Seseorang akan disebut pemimpin manakala terdapat 3 hal yang melekat dalam dirinya. 1. Pengikut (Followers); 2. Pengaruh (Influence); dan 3. Kekuatan untuk menggerakkan dengan influence yang dimilikinya.
Terkisah sebuah cerita Maharaja yang akan turun tahta. Waktunya untuk memilih penerus tahta yang diharapkan mampu menjadi sosok pemimpin berikutnya. Ada 2 putra yang baik hati, namun belum teruji kemampuan memimpinnya. Akhirnya, sang Raja pun memberikan sebuah sayembara. Beliau memberikan beberapa keping uang untuk dibelikan sesuatu yang berguna dalam kepemimpinan mereka yang terpilih nantinya.
Selang beberapa waktu, mereka berdua kembali dengan membawa sesuatu. Si sulung membeli pena. Raja pun bertanya: “Untuk apakah gerangan pena itu anakku?” si sulung pun menjawabnya dengan lantang. “Untuk mencatat semua kebijakan yang akan berguna bagi kerajaan ini.” Mendengar jawaban itu, sang Raja pun menganggukkan kepalanya.
Giliran si Bungsu menjelaskan benda yang dibawanya. Dia menunjukkan sebuah lilin. “Untuk apa lilin itu anakku?” tanya sang Raja. Si Bungsu menutup semua jendela dan membiarkan ruangan gelap. Dinyalakanlah lilin tersebut sambil berkata, ”Aku membeli lilin ini, untuk selalu mengingatkanku untuk menjadi seorang pemimpin yang baik. Jika tak mampu menjadi matahari, maka setidaknya aku menjadi lilin yang memberikan cahaya bagi sekelilingku.”

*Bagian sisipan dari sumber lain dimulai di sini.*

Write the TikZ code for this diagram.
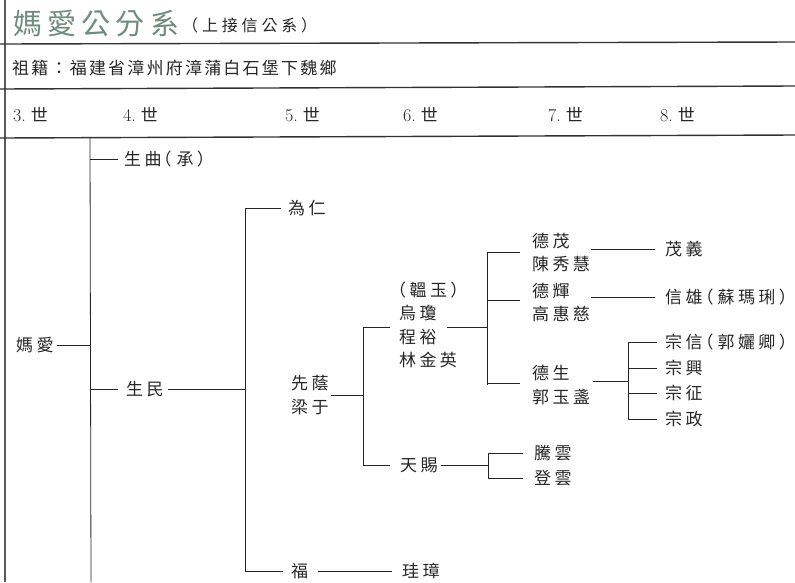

Lebih lanjut dia katakan, “Pemimpin yang baik haruslah menjadi seperti cahaya yang menerangi dalam kegelapan. Menjadi pelita yang mampu menunjukkan jalan kebenaran, seorang panutan, dan rela berkorban hingga terbakar habis layaknya lilin, demi memberikan penerangan bagi sekeililingnya.”
Lalu, kemudian apa yang bisa kita petik dari hikayat tersebut? Iya, untuk menjadi pemimpin haruslah inspiratif. Pemimpin sejatinya bukan BOS yang untuk dilayani, melainkan siap melayani dan menjadi penerang bagi kegelapan pengikutnya. Seorang pemimpin yang inspiratif akan mampu meningkatkan kekuatan pasukannya berkai-kali lipat. Sebaliknya, pemimpin yang lemah justru melemahkan pasukannya. Alexander The Great mengatakan:
“Saya tidak takut pada pasukan singa yang dipimpin seekor domba. Saya takut pada pasukan domba yang dipimpin oleh seekor singa.”
Itulah sebabnya, mengubah mindset tentang kepemimpinan itu penting. Bahwa sejatinya pemimpin adalah pelayan dan bukan dilayani. Apalagi di zaman kepemimpinan dengan followers dari kalangan generasi Z dan generasi milenial yang jamak dianalogikan dalam generasi malas, kurang determinasi, dan tidak setia. Memimpin barisan muda memang penuh liku, jamak kita temui pemimpin generasi X mengeluh dengan karakter muda ini.
Pemimpin tidak bisa mengubah karakter followersnya. Sebab, itu di luar kendalinya. Namun, pemimpin dapat mengubah gaya kepemimpinannya. “Mengajak dan bukan memaksa”. Karena generasi muda, takkan menoleransi pemimpin yang berlagak seperti BOS. Loyalitas generasi muda terletak pada kepentingan mereka.
Sedangkan generasi X terletak pada perusahaan atau instansi yang dipimpinnya dan dikenal tanpa batas. Oleh karenanya, berhenti menjadi BOS yang minta dilayani, namun mulailah menjadi teman yang akan bergerak bersama menciptakan sebuah peradaban yang berdaya.
Majulah peradaban kita dengan pemimpin-pemimpin inspiratif dan visioner.
Inspirasi pagi kanggo Nuturi Awakku Dewe.